Однажды ночью на нашу камеру нагрянули с обыском: нас всех вывели в коридор. Сняли на нашей стороне нары и, стуча молотками по стене, обнаружили наш пролом, а потом нашли и ломик, заделанный в одном из столбиков нар. Меня взяли из камеры и увели в одиночку. В одиночке меня тщательно обыскали: дали матрац, подушку, одеяло и ушли. В эту ночь меня не беспокоили. Утром вызвал меня начальник и предъявил мне обвинение в проломе стены с целью побега.
— Доказательства, что это дело ваших рук, мы имеем. Что скажете?
Я молча пожал плечами и ничего не ответил.
— Нам известны и ваши соучастники… и вот это… — он пхнул ногой лежавшие на полу приготовленные нами к побегу выкрашенные в чёрную краску летние брюки и куртки, — Это нашли у вас и ваших соучастников в матрацах…
Я стоял молча и ничего не говорил.
— За порчу казённого имущества и попытку к побегу я имею право вас выпороть и отдать под суд, но к политическим я порку не применяю, а под суд отдать вас обязан, или, по предоставленному мне праву, я могу вместо суда в административном порядке продлить вам кандальный срок на один год. Выбирайте. И, кроме того, месяц работы в прачечной вместо карцера.
По суду мне могли продлить мой каторжный срок от двух до трёх лет. Я предпочёл год кандальных.
— Согласен год кандальных и работу в прачечной…
Соучастники мои получили по тридцать суток карцера. Так закончилась моя попытка выбраться из каторжного централа.
«Четырнадцатая»
Каторга ожидала смены начальства. Новый начальник должен был разрушить «либеральные» традиции Александровского централа и ввести тот режим, который обычно следовал за посещением Сементковского. Поэтому политическая каторга переживала скрытое волнение. Перспектива остаться в одиночке да ещё при неизвестности дальнейшего режима мне не улыбалась. Поэтому, пока Снежков ещё не уехал, я стал добиваться перевода меня в общую политическую камеру.
Я сообщил Тимофееву, чтобы он помог мне перевестись. Тимофеев спросил меня насчёт моих дальнейших «прожектов».
— Решил подучиться немного… — ответил я ему.
— Придётся в четырнадцатую, большесрочные там.
— А как, Снежков согласится?
— Ему теперь всё равно, ссориться он с нами не будет… Дня через три меня перевели в 14-ю. Я уже фактически вошёл в коллектив и стал активным участником его дальнейшей деятельности.
Моя подневольная жизнь значительно изменилась, меня как будто оторвали от непосредственной связи с тюремщиками, и я затерялся в общей массе политических каторжан, и моя энергия направилась уже не на борьбу с тюремщиками, а на борьбу внутри коллектива.
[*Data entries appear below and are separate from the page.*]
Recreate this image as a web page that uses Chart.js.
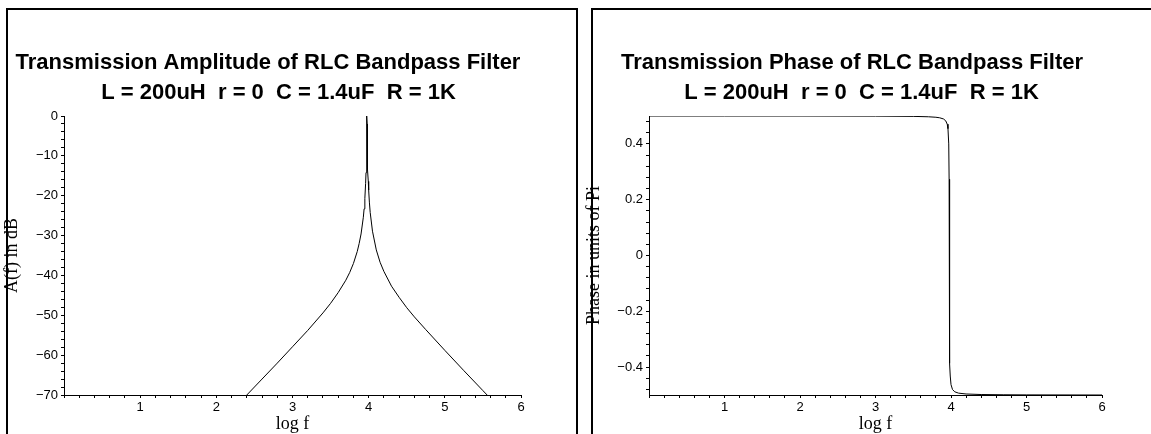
<!DOCTYPE html>
<html>
<head>
<meta charset="utf-8">
<script src="https://cdn.jsdelivr.net/npm/chart.js@4.4.1/dist/chart.umd.min.js"></script>
<style>
  html, body { margin: 0; padding: 0; background: #fff; }
  body { width: 1151px; height: 434px; overflow: hidden; position: relative; }
  .panel { position: absolute; top: 8px; height: 520px; border: 2px solid #000; box-sizing: border-box; }
  #panel-amp { left: 6px; width: 572px; }
  #panel-phase { left: 591px; width: 620px; }
  canvas { position: absolute; top: 0; }
  #chart-amp { left: 0; }
  #chart-phase { left: 580px; }
</style>
</head>
<body>
<div class="panel" id="panel-amp"></div>
<div class="panel" id="panel-phase"></div>
<canvas id="chart-amp" width="560" height="440"></canvas>
<canvas id="chart-phase" width="571" height="440"></canvas>
<script>
// values
var ampTitle = ["Transmission Amplitude of RLC Bandpass Filter", "L = 200uH  r = 0  C = 1.4uF  R = 1K"];
var phaseTitle = ["Transmission Phase of RLC Bandpass Filter", "L = 200uH  r = 0  C = 1.4uF  R = 1K"];

var ampLogF = [2.2, 2.4, 2.6, 2.8, 3.0, 3.2, 3.4, 3.5, 3.6, 3.7, 3.75, 3.8, 3.85, 3.875, 3.9, 3.93, 3.94, 3.95, 3.96, 3.965, 3.97, 3.972, 3.975, 3.976, 3.978,
  3.98, 3.981, 3.983, 3.985, 3.99, 3.995, 4.0, 4.01, 4.02, 4.05, 4.1, 4.15, 4.2, 4.3, 4.4, 4.5, 4.6, 4.75, 5.0, 5.25, 5.5, 5.75];
var ampDb = [-74.0, -70.0, -66.0, -62.0, -57.9, -53.8, -49.4, -47.0, -44.3, -41.2, -39.3, -37.0, -34.0, -32.0, -29.6, -25.4, -23.3, -20.7, -16.9, -14.2, -10.2, -8.0, -3.7, -2.0, 0,
  -2.0, -3.7, -6.7, -9.2, -13.5, -16.4, -18.6, -21.8, -24.2, -28.9, -33.6, -36.7, -39.0, -42.7, -45.5, -48.1, -50.4, -53.6, -58.8, -63.9, -68.9, -73.9];

var phaseLogF = [0, 1, 2, 3, 3.5, 3.7, 3.8, 3.85, 3.9, 3.93, 3.95, 3.96, 3.97, 3.975, 3.978, 3.981, 3.985, 3.99, 4.0, 4.02, 4.05, 4.1, 4.2, 4.4, 4.7, 5, 6];
var phasePi = [0.5, 0.5, 0.5, 0.4996, 0.4986, 0.4972, 0.4955, 0.4936, 0.4895, 0.4828, 0.4706, 0.4545, 0.4, 0.2734, 0, -0.2734, -0.387, -0.432, -0.4627, -0.4804, -0.4886, -0.4933, -0.4964, -0.4983, -0.4992, -0.4996, -0.5];

var xTickLabels = ["1", "2", "3", "4", "5", "6"];

function points(xs, ys) {
  return xs.map(function (x, i) { return { x: x, y: ys[i] }; });
}

function minus(v) {
  return String(v).replace("-", "\u2212");
}

var titleLines = {
  id: "titleLines",
  afterDraw: function (chart, args, opts) {
    var ctx = chart.ctx;
    ctx.save();
    ctx.font = "bold 22px 'Liberation Sans', Arial, sans-serif";
    ctx.fillStyle = "#000";
    ctx.textAlign = "center";
    ctx.textBaseline = "alphabetic";
    opts.lines.forEach(function (l, i) {
      ctx.fillText(l, opts.x[i], opts.y[i]);
    });
    ctx.restore();
  },
};

var tickFont = { family: "'Liberation Sans', Arial, sans-serif", size: 13 };
var axisTitleFont = { family: "'Liberation Serif', 'Times New Roman', serif", size: 18 };

// minor ticks on whole multiples of the step, labels every `every` ticks
function stepTicks(min, max, step) {
  return function (s) {
    var ticks = [];
    for (var k = Math.ceil(min / step - 1e-9); k * step <= max + 1e-9; k++) {
      ticks.push({ value: Math.round(k * step * 1000) / 1000 });
    }
    s.ticks = ticks;
  };
}

function xAxis() {
  return {
    type: "linear",
    min: 0,
    max: 6,
    border: { color: "#000", width: 1 },
    grid: { drawOnChartArea: false, tickLength: 3, color: "#000" },
    ticks: {
      autoSkip: false,
      maxRotation: 0,
      padding: 2,
      color: "#000",
      font: tickFont,
      callback: function (v) {
        var i = Math.round(v * 10);
        if (i % 10 !== 0 || i === 0) return "";
        return xTickLabels[i / 10 - 1];
      },
    },
    afterBuildTicks: stepTicks(0, 6, 0.2),
    title: { display: true, text: "log f", color: "#000", font: axisTitleFont, padding: { top: 0, bottom: 5 } },
    afterFit: function (s) { s.height = 45; },
  };
}

function yAxis(min, max, step, every, yTitle, titlePad, width) {
  return {
    type: "linear",
    min: min,
    max: max,
    border: { color: "#000", width: 1 },
    grid: { drawOnChartArea: false, tickLength: 3, color: "#000" },
    ticks: {
      autoSkip: false,
      padding: 3,
      color: "#000",
      font: tickFont,
      callback: function (v) {
        var k = Math.round(v / step);
        if (k % every !== 0) return "";
        return minus(Math.round(v * 100) / 100);
      },
    },
    afterBuildTicks: stepTicks(min, max, step),
    title: { display: true, text: yTitle, color: "#000", font: axisTitleFont, padding: { top: titlePad, bottom: 0 } },
    afterFit: function (s) { s.width = width; },
  };
}

var lineStyle = { borderColor: "#000", borderWidth: 1, pointRadius: 0, showLine: true, tension: 0 };

new Chart("chart-amp", {
  type: "scatter",
  data: {
    datasets: [Object.assign({ data: points(ampLogF, ampDb) }, lineStyle)],
  },
  options: {
    responsive: false,
    animation: false,
    devicePixelRatio: 1,
    layout: { padding: { left: 0, right: 39, top: 116, bottom: 0 } },
    plugins: {
      legend: { display: false },
      tooltip: { enabled: false },
      titleLines: { lines: ampTitle, x: [268, 278.5], y: [69, 99] },
    },
    scales: {
      x: xAxis(),
      y: yAxis(-70, 0, 2, 5, "A(f) in dB", 1, 64),
    },
  },
  plugins: [titleLines],
});

new Chart("chart-phase", {
  type: "scatter",
  data: {
    datasets: [Object.assign({ data: points(phaseLogF, phasePi) }, lineStyle)],
  },
  options: {
    responsive: false,
    animation: false,
    devicePixelRatio: 1,
    layout: { padding: { left: 0, right: 49, top: 116, bottom: 0 } },
    plugins: {
      legend: { display: false },
      tooltip: { enabled: false },
      titleLines: { lines: phaseTitle, x: [272, 281.5], y: [69, 99] },
    },
    scales: {
      x: xAxis(),
      y: yAxis(-0.5, 0.5, 0.04, 5, "Phase in units of Pi", 3, 69),
    },
  },
  plugins: [titleLines],
});
</script>
</body>
</html>
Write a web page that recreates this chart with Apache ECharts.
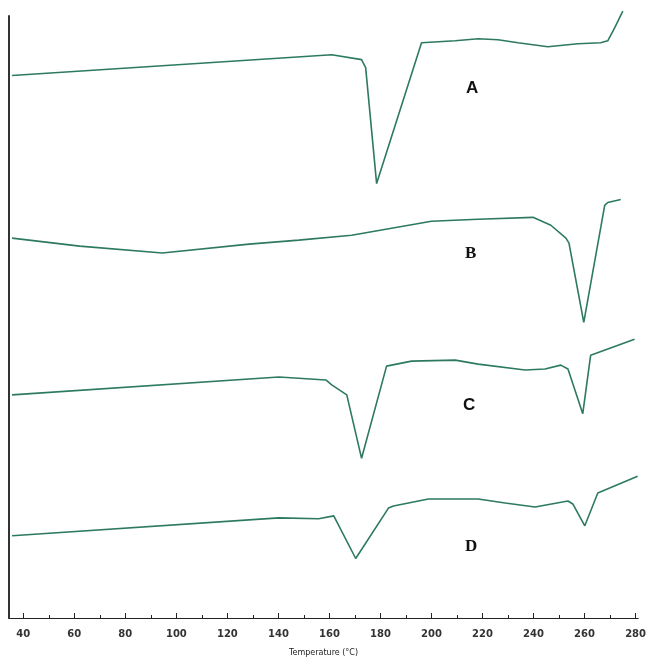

Четырнадцатая камера была угловой и помещалась на северной стороне корпуса. Зимой в этой камере стены всегда были мокрые, а в сильные морозы покрывались льдом, и каторжане, спавшие возле этих стен, всегда пребывали в состоянии хронической простуженности. Стены камеры леденели потому, что печь, отеплявшая две камеры, не давала достаточного тепла.
Здание централа было переделано из водочного завода и имело широкие заводские окна с густым переплётом рам и с толстыми железными решётками. Большие окна в зимнюю тору покрывались толстым слоем льда и снега и ещё более усиливали холод. Деревянные нары занимали две трети камеры и были расположены возле стен, оставляя небольшое пространство в середине, ещё стояли стол и две длинные скамьи. Постели состояли из соломенных тюфяков, таких же подушек, серых, грубого сукна одеял. Камера рассчитана на двадцать человек, но в ней помещалось 30–35. В углу возле печи стояли два стульчака с «парашами».
Состав каторжан четырнадцатой по своим срокам являлся верхушечным в коллективе: большинство имело сроки от пятнадцати-двадцати до бессрочной каторги включительно, и почти все большесрочные имели за плечами смертную казнь, заменённую каторгой, все были закованы, за исключением пяти-шести человек, имеющих малые сроки. Состояние сроков уже характеризовало четырнадцатую, как самую активную камеру коллектива.